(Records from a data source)
------------------------------------------------------------

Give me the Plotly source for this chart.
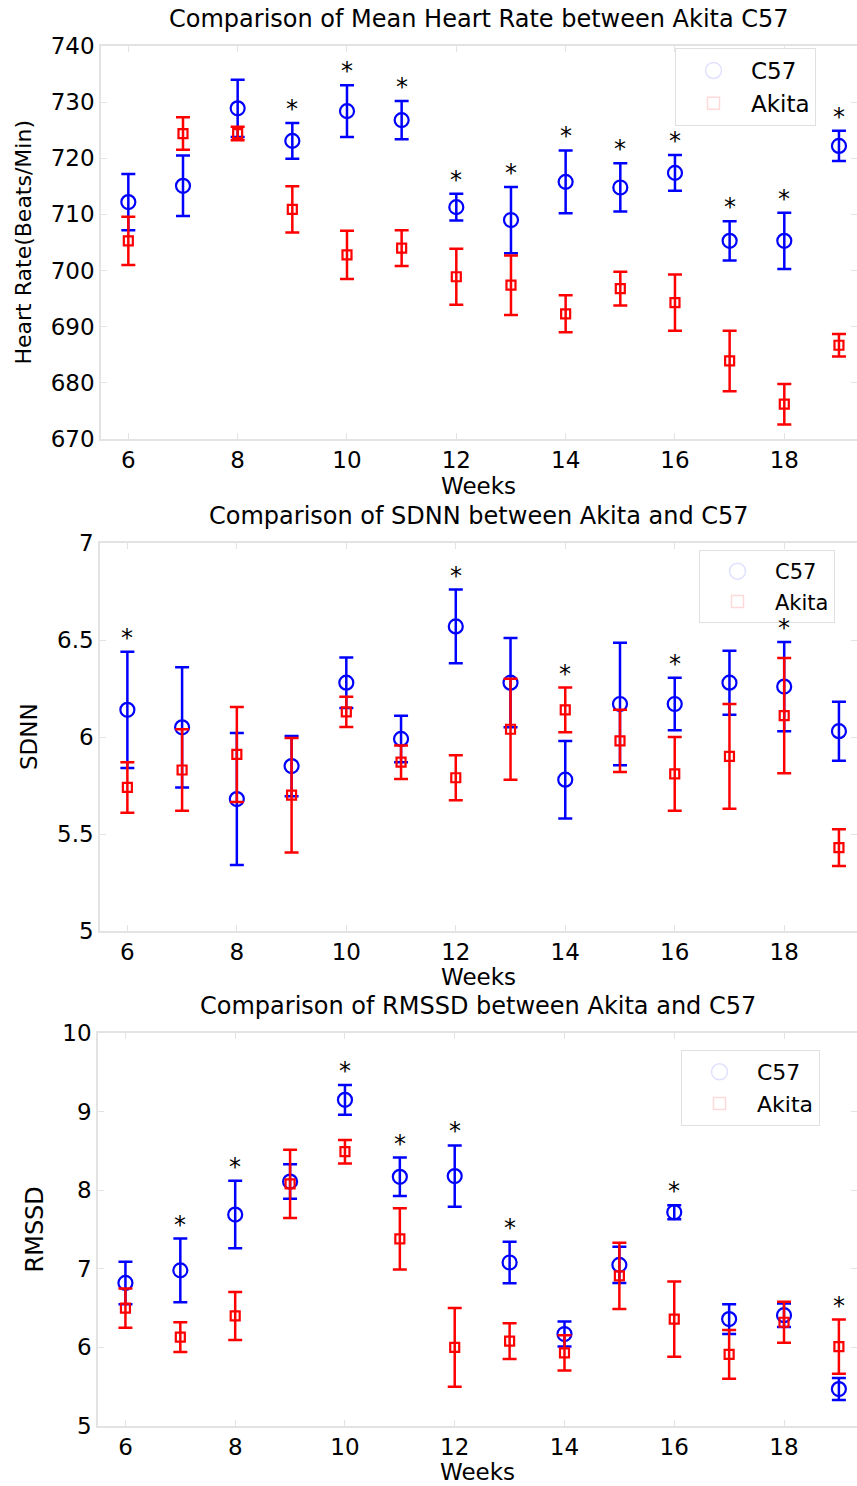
import plotly.graph_objects as go

# ---------------- data ----------------
weeks = [6, 7, 8, 9, 10, 11, 12, 13, 14, 15, 16, 17, 18, 19]

hr_c57 = [712.2, 715.1, 728.9, 723.1, 728.4, 726.8, 711.3, 709.0, 715.8, 714.8, 717.4, 705.3, 705.3, 722.2]
hr_c57_err = [5.0, 5.4, 5.1, 3.2, 4.6, 3.4, 2.4, 5.9, 5.6, 4.3, 3.2, 3.5, 5.0, 2.7]
hr_akita = [705.3, 724.4, 724.4, 710.9, 702.8, 704.0, 698.9, 697.4, 692.3, 696.8, 694.3, 683.9, 676.2, 686.7]
hr_akita_err = [4.3, 2.9, 1.2, 4.1, 4.3, 3.2, 5.0, 5.3, 3.3, 3.0, 5.0, 5.4, 3.6, 2.0]
hr_sig = [9, 10, 11, 12, 13, 14, 15, 16, 17, 18, 19]

sdnn_c57 = [6.14, 6.05, 5.68, 5.85, 6.28, 5.99, 6.57, 6.28, 5.78, 6.17, 6.17, 6.28, 6.26, 6.03]
sdnn_c57_err = [0.30, 0.31, 0.34, 0.155, 0.13, 0.12, 0.19, 0.23, 0.20, 0.316, 0.135, 0.165, 0.23, 0.152]
sdnn_akita = [5.74, 5.83, 5.91, 5.70, 6.13, 5.87, 5.79, 6.04, 6.14, 5.98, 5.81, 5.90, 6.11, 5.43]
sdnn_akita_err = [0.13, 0.21, 0.245, 0.295, 0.078, 0.086, 0.116, 0.26, 0.115, 0.16, 0.19, 0.27, 0.297, 0.095]
sdnn_sig = [6, 12, 14, 16, 18]

rmssd_c57 = [6.82, 6.98, 7.69, 8.11, 9.15, 8.17, 8.18, 7.08, 6.17, 7.05, 7.72, 6.36, 6.41, 5.47]
rmssd_c57_err = [0.27, 0.405, 0.43, 0.22, 0.19, 0.245, 0.39, 0.265, 0.16, 0.23, 0.09, 0.19, 0.15, 0.14]
rmssd_akita = [6.50, 6.13, 6.40, 8.08, 8.49, 7.38, 6.00, 6.08, 5.93, 6.91, 6.36, 5.91, 6.32, 6.01]
rmssd_akita_err = [0.25, 0.19, 0.305, 0.435, 0.15, 0.39, 0.50, 0.227, 0.225, 0.42, 0.48, 0.31, 0.26, 0.345]
rmssd_sig = [7, 8, 10, 11, 12, 13, 16, 19]

titles = ["Comparison of Mean Heart Rate between Akita C57",
          "Comparison of SDNN between Akita and C57",
          "Comparison of RMSSD between Akita and C57"]
ytitles = ["Heart Rate(Beats/Min)", "SDNN", "RMSSD"]
xtitle = "Weeks"
series_names = ["C57", "Akita"]

x_ticks = [6, 8, 10, 12, 14, 16, 18]
y_ticks = [[670, 680, 690, 700, 710, 720, 730, 740],
           [5, 5.5, 6, 6.5, 7],
           [5, 6, 7, 8, 9, 10]]
y_ranges = [[670, 740], [5, 7], [5, 10]]

# ---------------- layout geometry (pixels) ----------------
W, H = 857, 1486
FONT = "DejaVu Sans"
BLUE = "#0000ff"
RED = "#ff0000"
AXC = "#e3e3e3"

panels = [
    dict(c=hr_c57, ce=hr_c57_err, a=hr_akita, ae=hr_akita_err, sig=hr_sig,
         left=101, top=46, bottom=439, title_y=19, xlab_y=486, ytitle_x=23, ytsize=22,
         leg=(675, 48), legsize=23),
    dict(c=sdnn_c57, ce=sdnn_c57_err, a=sdnn_akita, ae=sdnn_akita_err, sig=sdnn_sig,
         left=100, top=543, bottom=931, title_y=516, xlab_y=977, ytitle_x=29, ytsize=23,
         leg=(699, 550), legsize=21),
    dict(c=rmssd_c57, ce=rmssd_c57_err, a=rmssd_akita, ae=rmssd_akita_err, sig=rmssd_sig,
         left=98, top=1033, bottom=1426, title_y=1006, xlab_y=1472, ytitle_x=34, ytsize=24,
         leg=(681, 1050), legsize=22),
]

def px(x):
    return x / W

def py(y):
    return 1 - y / H

fig = go.Figure()
annotations = []
layout = {}

for i, p in enumerate(panels):
    n = i + 1
    xa = "x" if n == 1 else f"x{n}"
    ya = "y" if n == 1 else f"y{n}"
    lg = "legend" if n == 1 else f"legend{n}"

    fig.add_trace(go.Scatter(
        x=weeks, y=p["c"], mode="markers", xaxis=xa, yaxis=ya, showlegend=False,
        marker=dict(symbol="circle-open", size=14, color=BLUE, line=dict(width=2.2, color=BLUE)),
        error_y=dict(type="data", array=p["ce"], visible=True, color=BLUE, thickness=2.5, width=7)))
    fig.add_trace(go.Scatter(
        x=weeks, y=p["a"], mode="markers", xaxis=xa, yaxis=ya, showlegend=False,
        marker=dict(symbol="square-open", size=9, color=RED, line=dict(width=2.2, color=RED)),
        error_y=dict(type="data", array=p["ae"], visible=True, color=RED, thickness=2.5, width=7)))
    # faint legend entries
    fig.add_trace(go.Scatter(
        x=[None], y=[None], mode="markers", xaxis=xa, yaxis=ya, name=series_names[0], legend=lg,
        marker=dict(symbol="circle-open", size=16, color="rgba(0,0,255,0.12)",
                    line=dict(width=1.5, color="rgba(0,0,255,0.12)"))))
    fig.add_trace(go.Scatter(
        x=[None], y=[None], mode="markers", xaxis=xa, yaxis=ya, name=series_names[1], legend=lg,
        marker=dict(symbol="square-open", size=12, color="rgba(255,0,0,0.15)",
                    line=dict(width=1.5, color="rgba(255,0,0,0.15)"))))

    dom_y = [py(p["bottom"]), py(p["top"])]
    axis_common = dict(showline=True, linecolor=AXC, linewidth=1.5, mirror="ticks",
                       ticks="inside", ticklen=6, tickcolor=AXC, tickwidth=1,
                       showgrid=False, zeroline=False, automargin=False,
                       tickfont=dict(family=FONT, size=23, color="black"))
    layout["xaxis" if n == 1 else f"xaxis{n}"] = dict(
        domain=[px(p["left"]), 1.0], range=[5.5, 19.33], tickvals=x_ticks,
        anchor=ya, **axis_common)
    layout["yaxis" if n == 1 else f"yaxis{n}"] = dict(
        domain=dom_y, range=y_ranges[i], tickvals=y_ticks[i], anchor=xa, **axis_common)
    layout[lg] = dict(x=px(p["leg"][0]), y=py(p["leg"][1]), xanchor="left", yanchor="top",
                      bgcolor="white", bordercolor="#e0e0e0", borderwidth=1,
                      itemwidth=65, tracegroupgap=0,
                      font=dict(family=FONT, size=p["legsize"], color="black"))

    # titles
    cx = (p["left"] + W) / 2
    annotations.append(dict(text=titles[i], x=px(cx), y=py(p["title_y"]), xref="paper", yref="paper",
                            xanchor="center", yanchor="middle", showarrow=False,
                            font=dict(family=FONT, size=24, color="black")))
    annotations.append(dict(text=xtitle, x=px(cx), y=py(p["xlab_y"]), xref="paper", yref="paper",
                            xanchor="center", yanchor="middle", showarrow=False,
                            font=dict(family=FONT, size=23, color="black")))
    annotations.append(dict(text=ytitles[i], x=px(p["ytitle_x"]), y=py((p["top"] + p["bottom"]) / 2),
                            xref="paper", yref="paper", xanchor="center", yanchor="middle",
                            textangle=-90, showarrow=False,
                            font=dict(family=FONT, size=p["ytsize"], color="black")))
    # significance asterisks
    for w in p["sig"]:
        k = weeks.index(w)
        top_val = max(p["c"][k] + p["ce"][k], p["a"][k] + p["ae"][k])
        annotations.append(dict(text="*", x=w, y=top_val, xref=xa, yref=ya,
                                xanchor="center", yanchor="bottom", yshift=-2, showarrow=False,
                                font=dict(family=FONT, size=24, color="black")))

fig.update_layout(width=W, height=H, margin=dict(l=0, r=0, t=0, b=0, pad=0, autoexpand=False),
                  paper_bgcolor="white", plot_bgcolor="white",
                  annotations=annotations, **layout)

fig.write_html("out.html", config={"displayModeBar": False},
               post_script="document.body.style.margin='0px';")
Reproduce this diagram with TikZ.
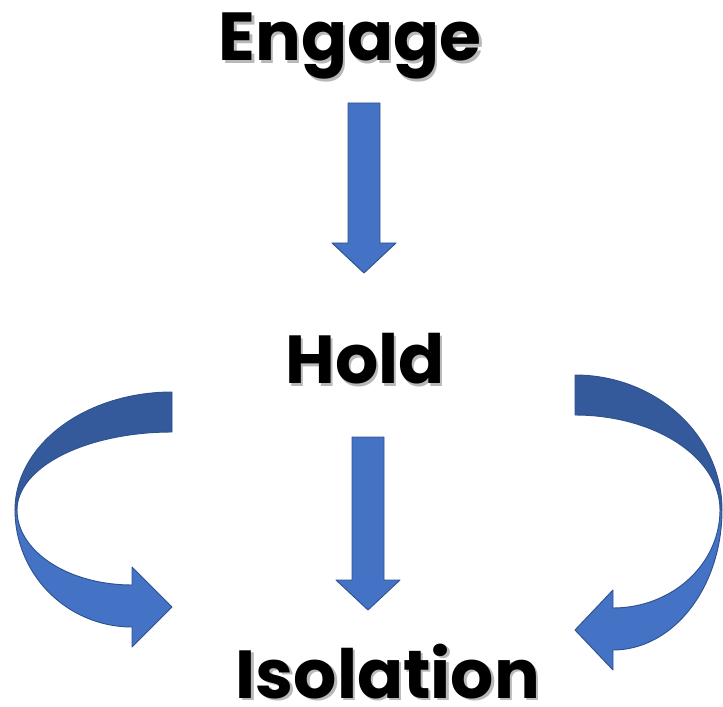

------------------------------------------------------------

» **Work to do**:
Isolate the lines that hold the word "this" and copy all of them.

» **Written response**:
Give me the Plotly source for this chart.
Reproduce this diagram with TikZ.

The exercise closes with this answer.